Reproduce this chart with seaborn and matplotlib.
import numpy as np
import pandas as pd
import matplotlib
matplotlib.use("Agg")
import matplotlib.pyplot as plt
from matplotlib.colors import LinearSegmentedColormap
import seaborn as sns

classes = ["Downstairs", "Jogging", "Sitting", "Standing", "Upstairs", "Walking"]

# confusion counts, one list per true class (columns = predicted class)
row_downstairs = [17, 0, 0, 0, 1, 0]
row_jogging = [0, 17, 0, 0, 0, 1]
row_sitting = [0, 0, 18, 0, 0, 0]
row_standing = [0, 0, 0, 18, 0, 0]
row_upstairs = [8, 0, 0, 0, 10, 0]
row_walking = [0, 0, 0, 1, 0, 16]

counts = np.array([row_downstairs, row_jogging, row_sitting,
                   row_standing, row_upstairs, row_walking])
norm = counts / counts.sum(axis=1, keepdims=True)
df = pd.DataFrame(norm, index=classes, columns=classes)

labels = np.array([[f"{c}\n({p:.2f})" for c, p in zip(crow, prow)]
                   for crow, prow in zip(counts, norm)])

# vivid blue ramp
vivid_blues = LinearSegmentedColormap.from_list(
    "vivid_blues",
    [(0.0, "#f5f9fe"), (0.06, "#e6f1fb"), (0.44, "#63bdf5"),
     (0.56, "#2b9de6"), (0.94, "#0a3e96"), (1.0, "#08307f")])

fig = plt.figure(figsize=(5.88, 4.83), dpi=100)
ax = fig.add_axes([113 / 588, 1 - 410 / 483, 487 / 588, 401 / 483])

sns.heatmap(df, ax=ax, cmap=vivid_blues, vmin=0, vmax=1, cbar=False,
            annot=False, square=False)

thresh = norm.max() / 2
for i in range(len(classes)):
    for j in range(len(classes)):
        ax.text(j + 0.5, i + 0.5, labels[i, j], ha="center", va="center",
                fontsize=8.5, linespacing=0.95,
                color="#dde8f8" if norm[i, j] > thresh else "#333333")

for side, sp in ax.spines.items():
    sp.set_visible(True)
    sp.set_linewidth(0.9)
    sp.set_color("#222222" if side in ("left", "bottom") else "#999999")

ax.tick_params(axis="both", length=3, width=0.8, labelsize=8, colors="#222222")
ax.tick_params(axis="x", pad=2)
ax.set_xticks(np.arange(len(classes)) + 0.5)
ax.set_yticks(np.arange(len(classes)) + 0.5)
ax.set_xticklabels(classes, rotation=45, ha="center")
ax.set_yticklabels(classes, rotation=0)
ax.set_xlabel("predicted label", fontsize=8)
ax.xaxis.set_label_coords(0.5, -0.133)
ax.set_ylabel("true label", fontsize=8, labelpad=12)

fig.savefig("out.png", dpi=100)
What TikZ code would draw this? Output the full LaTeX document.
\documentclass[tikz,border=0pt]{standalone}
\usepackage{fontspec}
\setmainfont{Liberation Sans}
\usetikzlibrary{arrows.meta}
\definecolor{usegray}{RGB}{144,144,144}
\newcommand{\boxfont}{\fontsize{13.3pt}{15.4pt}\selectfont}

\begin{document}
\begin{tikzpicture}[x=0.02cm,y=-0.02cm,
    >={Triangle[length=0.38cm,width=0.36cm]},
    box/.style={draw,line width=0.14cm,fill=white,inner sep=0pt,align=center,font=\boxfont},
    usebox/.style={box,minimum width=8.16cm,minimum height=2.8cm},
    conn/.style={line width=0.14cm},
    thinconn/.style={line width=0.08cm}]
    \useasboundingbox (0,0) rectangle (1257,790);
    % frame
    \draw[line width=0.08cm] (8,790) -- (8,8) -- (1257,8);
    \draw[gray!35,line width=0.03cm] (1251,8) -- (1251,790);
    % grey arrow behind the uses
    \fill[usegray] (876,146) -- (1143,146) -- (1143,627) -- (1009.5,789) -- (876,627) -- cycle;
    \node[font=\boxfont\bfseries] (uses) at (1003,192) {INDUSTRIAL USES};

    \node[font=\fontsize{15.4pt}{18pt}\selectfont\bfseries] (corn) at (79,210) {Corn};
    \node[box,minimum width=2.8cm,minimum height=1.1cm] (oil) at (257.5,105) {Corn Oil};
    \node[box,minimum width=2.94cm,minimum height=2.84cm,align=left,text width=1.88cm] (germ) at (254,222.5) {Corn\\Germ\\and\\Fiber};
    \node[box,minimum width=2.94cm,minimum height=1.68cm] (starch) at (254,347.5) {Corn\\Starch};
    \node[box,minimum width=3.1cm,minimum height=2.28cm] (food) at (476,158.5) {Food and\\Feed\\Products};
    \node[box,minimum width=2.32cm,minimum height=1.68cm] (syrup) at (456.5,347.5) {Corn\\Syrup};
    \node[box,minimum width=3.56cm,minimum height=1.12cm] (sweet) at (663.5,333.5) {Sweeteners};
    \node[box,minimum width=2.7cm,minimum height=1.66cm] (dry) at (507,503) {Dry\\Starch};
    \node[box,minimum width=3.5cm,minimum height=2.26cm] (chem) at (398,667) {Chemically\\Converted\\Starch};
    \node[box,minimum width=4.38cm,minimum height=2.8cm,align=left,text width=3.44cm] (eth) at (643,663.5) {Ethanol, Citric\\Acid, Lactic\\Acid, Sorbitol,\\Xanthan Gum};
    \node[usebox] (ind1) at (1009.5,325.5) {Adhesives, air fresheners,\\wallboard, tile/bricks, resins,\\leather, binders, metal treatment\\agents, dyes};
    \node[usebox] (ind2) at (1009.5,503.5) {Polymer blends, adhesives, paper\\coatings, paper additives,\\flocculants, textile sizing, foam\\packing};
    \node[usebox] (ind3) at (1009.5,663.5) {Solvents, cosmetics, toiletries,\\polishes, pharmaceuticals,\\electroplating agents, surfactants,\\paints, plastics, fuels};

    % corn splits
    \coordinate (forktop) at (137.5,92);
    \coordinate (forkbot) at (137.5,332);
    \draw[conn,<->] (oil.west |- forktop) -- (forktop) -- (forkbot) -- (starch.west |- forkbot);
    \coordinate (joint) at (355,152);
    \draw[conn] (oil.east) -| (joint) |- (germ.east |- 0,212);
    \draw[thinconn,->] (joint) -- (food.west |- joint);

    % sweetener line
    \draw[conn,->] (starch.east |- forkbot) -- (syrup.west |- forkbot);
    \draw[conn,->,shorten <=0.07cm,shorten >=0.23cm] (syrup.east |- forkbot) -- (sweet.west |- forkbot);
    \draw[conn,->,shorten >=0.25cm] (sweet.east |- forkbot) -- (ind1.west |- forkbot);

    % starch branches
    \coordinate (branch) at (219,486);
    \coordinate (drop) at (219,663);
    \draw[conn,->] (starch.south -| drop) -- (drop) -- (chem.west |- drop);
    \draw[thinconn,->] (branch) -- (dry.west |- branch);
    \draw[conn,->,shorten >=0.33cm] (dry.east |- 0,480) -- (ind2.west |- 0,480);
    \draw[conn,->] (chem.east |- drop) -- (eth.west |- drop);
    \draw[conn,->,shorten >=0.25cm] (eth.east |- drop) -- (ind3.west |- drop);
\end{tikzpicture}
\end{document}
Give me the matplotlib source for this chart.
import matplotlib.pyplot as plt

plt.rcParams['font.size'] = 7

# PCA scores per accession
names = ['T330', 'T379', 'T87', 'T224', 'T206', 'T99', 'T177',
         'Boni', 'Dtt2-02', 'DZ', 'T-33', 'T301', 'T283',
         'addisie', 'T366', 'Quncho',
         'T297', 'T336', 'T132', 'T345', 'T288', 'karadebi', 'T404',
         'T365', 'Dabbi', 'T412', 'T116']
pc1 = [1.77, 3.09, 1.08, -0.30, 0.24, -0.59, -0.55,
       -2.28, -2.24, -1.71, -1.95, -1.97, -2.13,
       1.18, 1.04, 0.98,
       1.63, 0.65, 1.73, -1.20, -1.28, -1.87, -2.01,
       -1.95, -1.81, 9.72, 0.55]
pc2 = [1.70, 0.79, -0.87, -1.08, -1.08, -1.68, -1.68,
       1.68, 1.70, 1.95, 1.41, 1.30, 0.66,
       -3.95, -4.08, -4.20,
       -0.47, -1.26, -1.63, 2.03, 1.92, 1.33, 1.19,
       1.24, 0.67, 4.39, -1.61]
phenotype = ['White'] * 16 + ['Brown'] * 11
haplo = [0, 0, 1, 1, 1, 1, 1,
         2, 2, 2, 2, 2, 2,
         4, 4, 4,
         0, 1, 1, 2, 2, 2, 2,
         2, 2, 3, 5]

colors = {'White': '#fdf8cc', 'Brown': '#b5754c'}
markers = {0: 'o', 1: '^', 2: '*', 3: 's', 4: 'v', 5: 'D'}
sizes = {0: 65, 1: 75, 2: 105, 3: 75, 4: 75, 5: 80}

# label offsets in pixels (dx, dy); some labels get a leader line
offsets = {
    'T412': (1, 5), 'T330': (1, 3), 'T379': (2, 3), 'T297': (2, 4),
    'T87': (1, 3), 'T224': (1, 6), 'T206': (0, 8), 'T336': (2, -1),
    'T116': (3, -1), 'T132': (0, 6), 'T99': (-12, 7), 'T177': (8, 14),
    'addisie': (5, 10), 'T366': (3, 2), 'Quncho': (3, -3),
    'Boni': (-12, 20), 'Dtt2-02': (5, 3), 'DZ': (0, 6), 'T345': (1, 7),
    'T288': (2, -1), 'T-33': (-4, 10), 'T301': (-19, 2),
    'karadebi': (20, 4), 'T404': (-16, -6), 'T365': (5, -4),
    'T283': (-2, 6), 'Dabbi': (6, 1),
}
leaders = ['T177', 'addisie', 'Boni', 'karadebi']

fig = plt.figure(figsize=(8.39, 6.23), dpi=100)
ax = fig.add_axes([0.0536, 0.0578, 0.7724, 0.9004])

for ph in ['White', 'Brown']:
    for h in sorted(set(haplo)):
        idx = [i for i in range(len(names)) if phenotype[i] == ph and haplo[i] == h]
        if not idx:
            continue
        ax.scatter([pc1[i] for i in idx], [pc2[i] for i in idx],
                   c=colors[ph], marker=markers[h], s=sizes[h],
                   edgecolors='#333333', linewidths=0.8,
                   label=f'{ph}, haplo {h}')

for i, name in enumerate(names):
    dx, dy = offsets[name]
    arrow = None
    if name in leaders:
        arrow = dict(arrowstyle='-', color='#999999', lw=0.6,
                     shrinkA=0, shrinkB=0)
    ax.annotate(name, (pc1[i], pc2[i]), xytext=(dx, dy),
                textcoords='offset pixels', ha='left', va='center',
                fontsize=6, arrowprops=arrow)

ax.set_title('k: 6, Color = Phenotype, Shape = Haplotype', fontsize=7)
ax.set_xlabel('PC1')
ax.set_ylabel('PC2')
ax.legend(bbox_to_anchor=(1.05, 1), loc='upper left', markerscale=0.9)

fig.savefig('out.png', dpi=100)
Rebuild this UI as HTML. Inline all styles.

##############################

◆ **Your instructions**
Print the records above verbatim from their first line to the line containing "df = pd.DataFrame(norm, index=classes, columns=classes)", both included, and stop there.

◆ **Response to the exercise**
Reproduce this chart with seaborn and matplotlib.
import numpy as np
import pandas as pd
import matplotlib
matplotlib.use("Agg")
import matplotlib.pyplot as plt
from matplotlib.colors import LinearSegmentedColormap
import seaborn as sns

classes = ["Downstairs", "Jogging", "Sitting", "Standing", "Upstairs", "Walking"]

# confusion counts, one list per true class (columns = predicted class)
row_downstairs = [17, 0, 0, 0, 1, 0]
row_jogging = [0, 17, 0, 0, 0, 1]
row_sitting = [0, 0, 18, 0, 0, 0]
row_standing = [0, 0, 0, 18, 0, 0]
row_upstairs = [8, 0, 0, 0, 10, 0]
row_walking = [0, 0, 0, 1, 0, 16]

counts = np.array([row_downstairs, row_jogging, row_sitting,
                   row_standing, row_upstairs, row_walking])
norm = counts / counts.sum(axis=1, keepdims=True)
df = pd.DataFrame(norm, index=classes, columns=classes)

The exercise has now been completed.